Louisiana voters on Saturday will decide the fates of four proposed amendments to the state constitution in the final statewide election of 2024.
The measures would change how Louisiana officials conduct oversight of judges, deliberate spending bills in the Legislature and deal with the properties of delinquent taxpayers.
Amendment No. 1 would revamp the process for investigating and disciplining judges for misconduct. It would expand the Judiciary Commission from nine to 14 members by adding five political appointees named by the House speaker, the Senate president and the governor. It would grant the Supreme Court the power to authorize an investigation of a judge or discipline a judge through a majority vote of the court.
Amendments 2 and 3 both would give legislators more time to craft, review and consider spending bills before having to vote.

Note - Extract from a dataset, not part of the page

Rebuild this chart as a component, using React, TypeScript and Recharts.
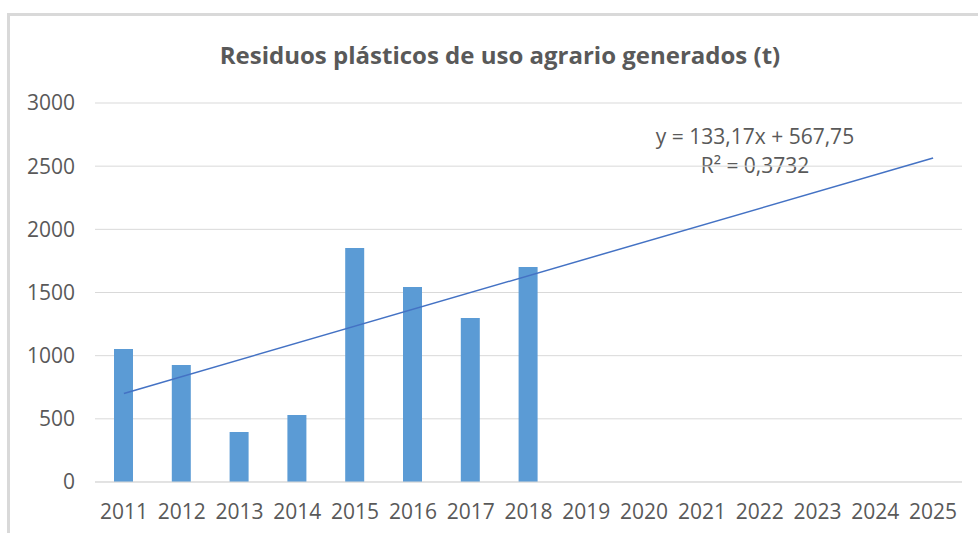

Amendment No. 2 would require a 48-hour waiting period before a spending bill could be voted on and require that a written summary of proposed changes to the bill be distributed to each lawmaker at the start of that window. It was drafted in the wake of the 2023 legislative session, when lawmakers passed a $45 billion budget package in the final 30 minutes before adjournment with few details about what the bill included.
Amendment No. 3 would allow lawmakers to extend a regular session of the Legislature by up to six days to complete and pass a spending bill.
Amendment No. 4 would change how Louisiana handles sales of property where the owner is delinquent on tax payments. Under current law, such properties can be subject to a mandatory sale. The amendment would replace that system with a tax lien system.
The proposal is in response to a 2023 U.S. Supreme Court ruling that a Minnesota county unconstitutionally took the property of a 94-year-old Minneapolis woman without paying “just compensation.” After the decision, the nonpartisan Louisiana State Law Institute said in a report to the Legislature that current Louisiana law may violate that ruling.
Saturday’s proposals require a simple majority vote to become law.